Causal Policy Analytics from Infectious Disease Databases
Main article
Abstract
This paper develops a causal policy analytics framework applying structural causal modelling, propensity score matching (PSM), and sensitivity analysis to infectious disease surveillance databases. Using linked administrative records from 847 sub-national jurisdictions across 42 countries covering three specified respiratory pathogen episodes—seasonal influenza A/H3N2 (2017–2018), SARS-CoV-2 (2020–2022), and respiratory syncytial virus (RSV, 2022–2024)—the study estimates average treatment effects on the treated (ATT) for five non-pharmaceutical interventions: school closures, mask mandates, travel restrictions, vaccination campaigns, and contact tracing.
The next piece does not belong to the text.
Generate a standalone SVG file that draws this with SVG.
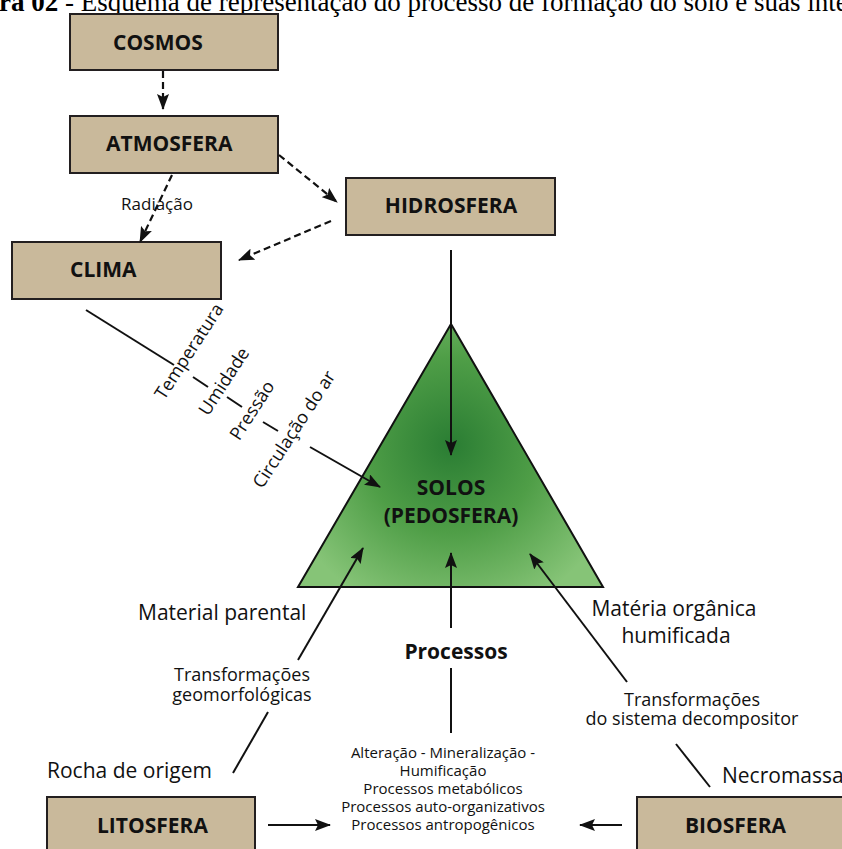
<svg xmlns="http://www.w3.org/2000/svg" width="842" height="849" viewBox="0 0 842 849">
<style>
.box{fill:#c9b99b;stroke:#231f20;stroke-width:2}
.lbl{font-family:"Open Sans","Noto Sans",sans-serif;font-weight:bold;font-size:21px;fill:#111}
.t{font-family:"Open Sans","Noto Sans",sans-serif;fill:#111}
.s21{font-size:21px}.s18{font-size:18px}.s17{font-size:17px}.s15{font-size:15px}
.cap{font-family:"Liberation Serif","Times New Roman",serif;font-size:27px;fill:#000}
.ln{fill:none;stroke:#111;stroke-width:2}
.dash{fill:none;stroke:#111;stroke-width:2.2;stroke-dasharray:7 4}
</style>
<defs>
<marker id="ah" viewBox="0 0 16 12" refX="15" refY="6" markerWidth="16" markerHeight="12" markerUnits="userSpaceOnUse" orient="auto">
<path d="M0,0 L16,6 L0,12 L3,6 Z" fill="#111"/>
</marker>
<radialGradient id="g" gradientUnits="userSpaceOnUse" cx="451" cy="445" r="175">
<stop offset="0" stop-color="#2a7d33"/>
<stop offset="0.5" stop-color="#4f9e47"/>
<stop offset="1" stop-color="#86c477"/>
</radialGradient>
</defs>
<rect width="842" height="849" fill="#fff"/>
<text class="cap" x="-1" y="11"><tspan font-weight="bold">ra 02</tspan> - Esquema de representação do processo de formação do solo e suas inte</text>

<g id="cosmos"><rect class="box" x="70" y="14" width="208" height="56"/><text class="lbl" x="113" y="50">COSMOS</text></g>
<g id="atmosfera"><rect class="box" x="70" y="116" width="208" height="57"/><text class="lbl" x="106" y="151">ATMOSFERA</text></g>
<g id="hidrosfera"><rect class="box" x="346" y="178" width="209" height="57"/><text class="lbl" x="451" y="213" text-anchor="middle">HIDROSFERA</text></g>
<g id="clima"><rect class="box" x="12" y="242" width="209" height="57"/><text class="lbl" x="70" y="277">CLIMA</text></g>
<g id="solos"><polygon points="451,324 298,587 603,587" fill="url(#g)" stroke="#111" stroke-width="2"/>
<text class="lbl" x="451" y="495" text-anchor="middle">SOLOS</text><text class="lbl" x="451" y="523" text-anchor="middle">(PEDOSFERA)</text></g>
<g id="litosfera"><rect class="box" x="47" y="797" width="208" height="58"/><text class="lbl" x="97" y="833">LITOSFERA</text></g>
<g id="biosfera"><rect class="box" x="637" y="797" width="212" height="58"/><text class="lbl" x="685" y="833">BIOSFERA</text></g>

<g id="connectors">
<line class="dash" x1="163" y1="71" x2="163" y2="109" marker-end="url(#ah)"/>
<line class="dash" x1="279" y1="155" x2="337" y2="202" marker-end="url(#ah)"/>
<line class="dash" x1="172" y1="175" x2="140" y2="242" marker-end="url(#ah)"/>
<line class="dash" x1="331" y1="221" x2="239" y2="260" marker-end="url(#ah)"/>
<line class="ln" x1="451" y1="250" x2="451" y2="455" marker-end="url(#ah)"/>
<line class="ln" x1="86" y1="310" x2="174" y2="365"/>
<line class="ln" x1="193" y1="377" x2="208" y2="387"/>
<line class="ln" x1="227" y1="397" x2="242" y2="407"/>
<line class="ln" x1="263" y1="422" x2="278" y2="431"/>
<line class="ln" x1="310" y1="447" x2="380" y2="487" marker-end="url(#ah)"/>
<line class="ln" x1="298" y1="660" x2="363" y2="548" marker-end="url(#ah)"/>
<line class="ln" x1="451" y1="628" x2="451" y2="553" marker-end="url(#ah)"/>
<line class="ln" x1="627" y1="682" x2="530" y2="554" marker-end="url(#ah)"/>
<line class="ln" x1="268" y1="712" x2="233" y2="773"/>
<line class="ln" x1="451" y1="668" x2="451" y2="733"/>
<line class="ln" x1="676" y1="744" x2="710" y2="787"/>
<line class="ln" x1="268" y1="825" x2="330" y2="825" marker-end="url(#ah)"/>
<line class="ln" x1="622" y1="825" x2="580" y2="825" marker-end="url(#ah)"/>
</g>

<g id="labels">
<text class="t s17" x="157" y="210" text-anchor="middle">Radiação</text>
<g transform="translate(190,352) rotate(-57)"><text class="t s18" x="0" y="5" text-anchor="middle">Temperatura</text></g>
<g transform="translate(225,382) rotate(-57)"><text class="t s18" x="0" y="5" text-anchor="middle">Umidade</text></g>
<g transform="translate(253,411) rotate(-57)"><text class="t s18" x="0" y="5" text-anchor="middle">Pressão</text></g>
<g transform="translate(295,430) rotate(-57)"><text class="t s18" x="0" y="5" text-anchor="middle">Circulação do ar</text></g>
<text class="t s21" x="138" y="620">Material parental</text>
<text class="t s18" x="242" y="681" text-anchor="middle">Transformações</text>
<text class="t s18" x="242" y="701" text-anchor="middle">geomorfológicas</text>
<text class="t s21" x="47" y="778">Rocha de origem</text>
<text class="lbl" x="456" y="659" text-anchor="middle">Processos</text>
<text class="t s21" x="674" y="616" text-anchor="middle">Matéria orgânica</text>
<text class="t s21" x="676" y="643" text-anchor="middle">humificada</text>
<text class="t s18" x="692" y="706" text-anchor="middle">Transformações</text>
<text class="t s18" x="692" y="725" text-anchor="middle">do sistema decompositor</text>
<text class="t s21" x="722" y="783">Necromassa</text>
<text class="t s15" x="443" y="758" text-anchor="middle">Alteração - Mineralização -</text>
<text class="t s15" x="443" y="776" text-anchor="middle">Humificação</text>
<text class="t s15" x="443" y="794" text-anchor="middle">Processos metabólicos</text>
<text class="t s15" x="443" y="812" text-anchor="middle">Processos auto-organizativos</text>
<text class="t s15" x="443" y="830" text-anchor="middle">Processos antropogênicos</text>
</g>
</svg>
A logistic regression propensity score model incorporating 14 measured confounders and concurrent-NPI indicators, with 1:1 nearest-neighbour matching without replacement, controls for observed confounding. Under the stated identification assumptions, vaccination campaigns show the largest estimated reduction in standardised case incidence (−24.1%, 95% CI [−30.8, −17.4]), followed by school closures (−18.4%) and contact tracing (−15.6%). Rosenbaum sensitivity analysis indicates that vaccination and school closure estimates are robust to moderate unmeasured confounding (Γ > 2.4), while travel restriction estimates are sensitive to relatively small hidden biases (Γ = 1.6). These findings demonstrate that causal inference methods applied to routine surveillance data can yield policy-relevant evidence, though interpretation must account for interference, policy co-occurrence, and measurement limitations inherent in observational epidemic data.